The role of the handle-server-gateway (HSG) is to restrict and manage write access to the handle-server and to add PID4Cat-specific validation for the handles. The HSG provides an API only. Create and updating PID4Cat-handles will exclusively managed via the HSG. Suggested URLs for the HSG are https://pid4cat.nfdi4cat.org or https://pid.nfdi4cat.org
Note: Dataverse will not use the HSG but interface the handle-server directly.
The HSG controls which users are allowed to create and update handle records. Except for sysadmins, HSG users will only be allowed to create and update handles for named-spaced PIDs. All PID name-spaces will have at least one name-space admin user. Institutions that like to manage a PID4Cat-PID-namespace need to register a PID-namespace admin with NFDI4Cat.
Suggested minimal API of the HSG:
[unedited copy from internal OpenProject]
Here is a tentative minimal API (to be discussed). API access is limited to special users "namespace-owners" (read-write), and "viewers" (read-only). Anonymous users have no access.
- Regarding permissions and the minimal API we like to get your feedback. Is this OK? Do you see gaps or need more functionality?
https://pid.nfdi4cat.org/<api-version>/<name-space> [GET,PUT]
https://pid.nfdi4cat.org/
is the base url of the gateway server.api-version
(e.g.v1.0.0
) is a version specifier for the API (it is recommended to version APIs)name-space
is the first part of the suffix of name-spaced PID.- Special notes on create [PUT]:
- HSG should set "record_version" automatically on create
- ...and some more validation & consistency checks
https://pid.nfdi4cat.org/<api-version>/<name-space>/<local-ID-of-pid> [GET,PUT]
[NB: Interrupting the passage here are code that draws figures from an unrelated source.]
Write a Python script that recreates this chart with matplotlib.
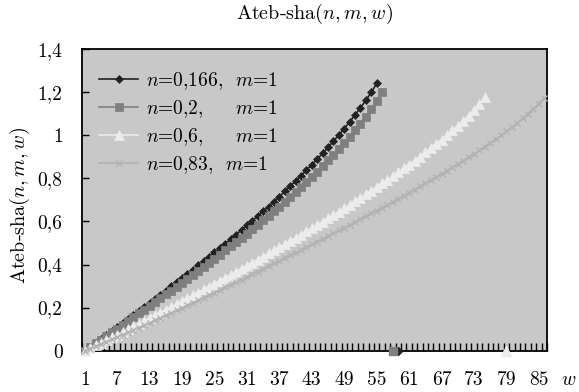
import matplotlib
matplotlib.use("Agg")
import matplotlib.pyplot as plt
import numpy as np

plt.rcParams['font.family'] = ['cmr10', 'DejaVu Serif']
plt.rcParams['mathtext.fontset'] = 'cm'
plt.rcParams['axes.formatter.use_mathtext'] = True

# ---- data ----
s1 = [0, 0.018, 0.037, 0.055, 0.074, 0.092, 0.110, 0.129, 0.147, 0.166,
      0.185, 0.203, 0.222, 0.241, 0.260, 0.279, 0.298, 0.317, 0.336, 0.356,
      0.376, 0.396, 0.416, 0.436, 0.456, 0.477, 0.497, 0.518, 0.539, 0.560,
      0.581, 0.603, 0.625, 0.647, 0.669, 0.692, 0.715, 0.739, 0.763, 0.787,
      0.812, 0.837, 0.863, 0.889, 0.916, 0.944, 0.972, 1.001, 1.031, 1.062,
      1.094, 1.127, 1.162, 1.199, 1.240]
s2 = [0, 0.017, 0.035, 0.051, 0.069, 0.086, 0.103, 0.121, 0.137, 0.155,
      0.173, 0.190, 0.208, 0.225, 0.243, 0.261, 0.279, 0.296, 0.314, 0.333,
      0.352, 0.370, 0.389, 0.408, 0.426, 0.446, 0.465, 0.484, 0.504, 0.524,
      0.543, 0.564, 0.584, 0.605, 0.626, 0.647, 0.669, 0.691, 0.713, 0.736,
      0.759, 0.783, 0.807, 0.831, 0.856, 0.883, 0.909, 0.936, 0.964, 0.993,
      1.023, 1.054, 1.086, 1.121, 1.159, 1.200]
s3 = [0, 0.012, 0.025, 0.037, 0.050, 0.062, 0.075, 0.087, 0.100, 0.113,
      0.125, 0.138, 0.151, 0.164, 0.177, 0.190, 0.203, 0.216, 0.230, 0.243,
      0.257, 0.270, 0.284, 0.297, 0.311, 0.325, 0.339, 0.353, 0.367, 0.381,
      0.395, 0.409, 0.423, 0.437, 0.452, 0.466, 0.481, 0.495, 0.510, 0.524,
      0.539, 0.554, 0.569, 0.584, 0.599, 0.614, 0.629, 0.645, 0.661, 0.677,
      0.693, 0.709, 0.725, 0.742, 0.759, 0.776, 0.793, 0.810, 0.828, 0.846,
      0.864, 0.882, 0.901, 0.920, 0.940, 0.960, 0.980, 1.001, 1.022, 1.044,
      1.067, 1.091, 1.116, 1.143, 1.175]
s4 = [0, 0.010, 0.020, 0.031, 0.042, 0.052, 0.063, 0.074, 0.085, 0.096,
      0.107, 0.118, 0.129, 0.141, 0.152, 0.164, 0.175, 0.187, 0.198, 0.210,
      0.222, 0.234, 0.246, 0.258, 0.270, 0.282, 0.294, 0.306, 0.318, 0.330,
      0.342, 0.355, 0.367, 0.380, 0.392, 0.405, 0.417, 0.430, 0.442, 0.455,
      0.468, 0.480, 0.493, 0.506, 0.519, 0.532, 0.545, 0.558, 0.571, 0.584,
      0.597, 0.610, 0.624, 0.637, 0.650, 0.664, 0.678, 0.692, 0.706, 0.720,
      0.734, 0.748, 0.762, 0.777, 0.791, 0.806, 0.821, 0.836, 0.851, 0.866,
      0.882, 0.898, 0.914, 0.930, 0.947, 0.964, 0.981, 0.999, 1.018, 1.037,
      1.057, 1.078, 1.100, 1.123, 1.147, 1.172]
series = [s1, s2, s3, s4]
zero_cat = [59, 58, 79, None]          # isolated zero points after each curve
labels = [r'$n$=0,166,  $m$=1', r'$n$=0,2,     $m$=1',
          r'$n$=0,6,     $m$=1', r'$n$=0,83,  $m$=1']
n_categories = 86
xtick_labels = [str(v) for v in range(1, 86, 6)]
ytick_values = [0, 0.2, 0.4, 0.6, 0.8, 1.0, 1.2, 1.4]
ytick_labels = ['0', '0,2', '0,4', '0,6', '0,8', '1', '1,2', '1,4']

# ---- styles ----
colors = ['#222222', '#7f7f7f', '#ececec', '#b2b2b2']
markers = ['D', 's', '^', 'x']
msizes = [4.5, 6, 6.5, 5]

fig = plt.figure(figsize=(5.79, 3.92), dpi=100)
ax = fig.add_axes([82/579, 1-350.7/392, 465/579, (350.7-49)/392])
ax.set_facecolor('#c8c8c8')

for s, zc, c, m, ms, lab in zip(series, zero_cat, colors, markers, msizes, labels):
    x = np.arange(1, len(s)+1)
    ax.plot(x, s, color=c, marker=m, markersize=ms, lw=1.2, label=lab,
            markeredgecolor=c, markerfacecolor=c, markeredgewidth=1.0 if m == 'x' else 0.5,
            clip_on=False, zorder=3)
    if zc is not None:
        ax.plot([zc], [0], color=c, marker=m, markersize=ms, lw=0,
                markeredgecolor=c, markerfacecolor=c, clip_on=False, zorder=3)

ax.set_xlim(0.5, n_categories + 0.5)
ax.set_ylim(0, 1.4)

ax.set_xticks(np.arange(0.5, n_categories + 1, 1))
ax.set_xticklabels([])
ax.set_xticks(np.arange(1, 86, 6), minor=True)
ax.set_xticklabels(xtick_labels, minor=True)
ax.tick_params(axis='x', which='major', direction='in', length=6, width=1.0, color='black')
ax.tick_params(axis='x', which='minor', length=0, pad=15, labelsize=14)

ax.set_yticks(ytick_values)
ax.set_yticklabels(ytick_labels)
ax.tick_params(axis='y', direction='in', length=5, width=1.0, pad=14, labelsize=14)

for sp in ax.spines.values():
    sp.set_color('black')
    sp.set_linewidth(1.3)

ax.set_title(r'Ateb-sha$(n,m,w)$', fontsize=14.5, pad=22)
ax.set_ylabel(r'Ateb-sha$(n,m,w)$', fontsize=14.5)
ax.yaxis.set_label_coords(-0.108, 0.48)
fig.text(569/579, 1-380/392, r'$w$', fontsize=14, ha='center', va='center')

leg = ax.legend(loc='upper left', frameon=False, fontsize=14, handlelength=2.0,
                handletextpad=0.4, labelspacing=0.32, borderaxespad=0.0,
                bbox_to_anchor=(0.02, 0.955))

fig.savefig('out.png', dpi=100)
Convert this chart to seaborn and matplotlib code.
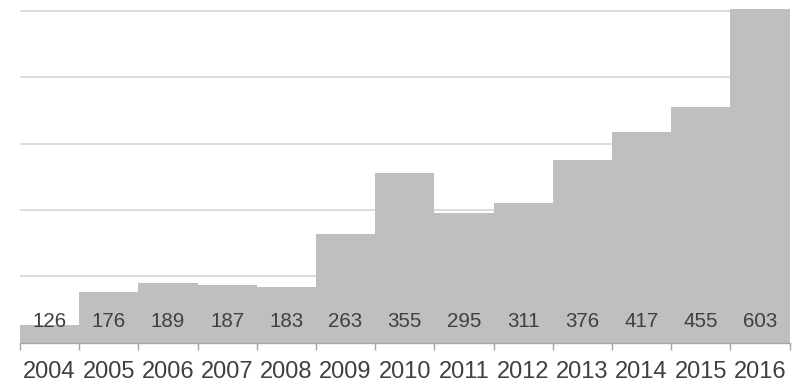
import matplotlib
matplotlib.use("Agg")
import matplotlib.pyplot as plt
import seaborn as sns
import pandas as pd
import numpy as np

years = ["2004", "2005", "2006", "2007", "2008", "2009", "2010",
         "2011", "2012", "2013", "2014", "2015", "2016"]
values = [126, 176, 189, 187, 183, 263, 355, 295, 311, 376, 417, 455, 603]
grid_values = [200, 300, 400, 500, 600]

sns.set_theme(style="white")
plt.rcParams['font.family'] = ['Liberation Sans', 'DejaVu Sans']

df = pd.DataFrame({"year": years, "value": values})

fig = plt.figure(figsize=(8, 3.83), dpi=100)
ax = fig.add_axes([20 / 800, (383 - 342.5) / 383, 769.5 / 800, 342.5 / 383])

for g in grid_values:
    ax.axhline(g, color="#d9d9d9", lw=1.3, zorder=0)

sns.barplot(data=df, x="year", y="value", color="#bfbfbf", width=1.0,
            saturation=1, ax=ax, zorder=2, edgecolor="none", linewidth=0)

ax.set_ylim(100, 100 + 342.5 / 0.663)
ax.set_xlim(-0.5, len(years) - 0.5)

for i, v in enumerate(values):
    ax.annotate(str(v), xy=(i, 100), xytext=(0, 15), textcoords="offset points",
                ha="center", va="center", fontsize=14.8, color="#404040", zorder=3)

for s in ["top", "right", "left"]:
    ax.spines[s].set_visible(False)
ax.spines["bottom"].set_color("#a6a6a6")
ax.spines["bottom"].set_linewidth(1.0)
ax.set_yticks([])
ax.set_xlabel("")
ax.set_ylabel("")
ax.set_xticks(range(len(years)))
ax.set_xticklabels(years)
ax.tick_params(axis="x", which="major", length=0, pad=13, labelsize=17, labelcolor="#404040")
ax.set_xticks(np.arange(-0.5, len(years), 1.0), minor=True)
ax.tick_params(axis="x", which="minor", length=5, width=1.0, color="#a6a6a6", direction="out")
ax.xaxis.set_tick_params(bottom=True)
ax.tick_params(axis="x", which="minor", bottom=True)

fig.savefig("out.png", dpi=100)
where <name-space>/<local-ID-of-pid>
form the suffix of the handle to get or update. For the examples above it is k3a/123-456
and 7e82d892-6acf-41a8-9c91-df826f67a806
, respectively.
- Special notes on updates [PUT]:
- The data are supplied as PID4Cat-schema-conform json object in the body of the request.
- each handle record update needs an update of the changelog (append)
- HSG should set/increment "record_version" automatically on updates
- ...and some more validation & consistency checks
We could allow [DELETE] but we should not perform any true delete of a handle. Instead the record should be modified to state "OBSOLETE" (see PID4CatStatus enum in schema).
The API may be extended to make the information in the handle record more accessible, for example
- Routes to retrieve all PIDs by category [GET]
- Routes to retrieve all PIDs by status [GET]
For linked-data applications permanent IRIs are required. Several services exists that provide a stable base URL and a redirect service that can be configured to redirect to the actual resource location.
Such services should support serving different data to humans and to machines. One way to do this is via content-negotiation. Depending on the request that is send to the redirect service, the client is redirected to human-oriented representation of the resource of to a machine-oriented one.
NFDI4Cat has selected w3id.org for this service. Comparable services are purl.org or pida.org which work in the same way.
In principle, it would also be possible to use handle-based PIDs for the terms in ontologies. However, the additional features and the more reliable redundant network of the handle-system are of minor importance for this application.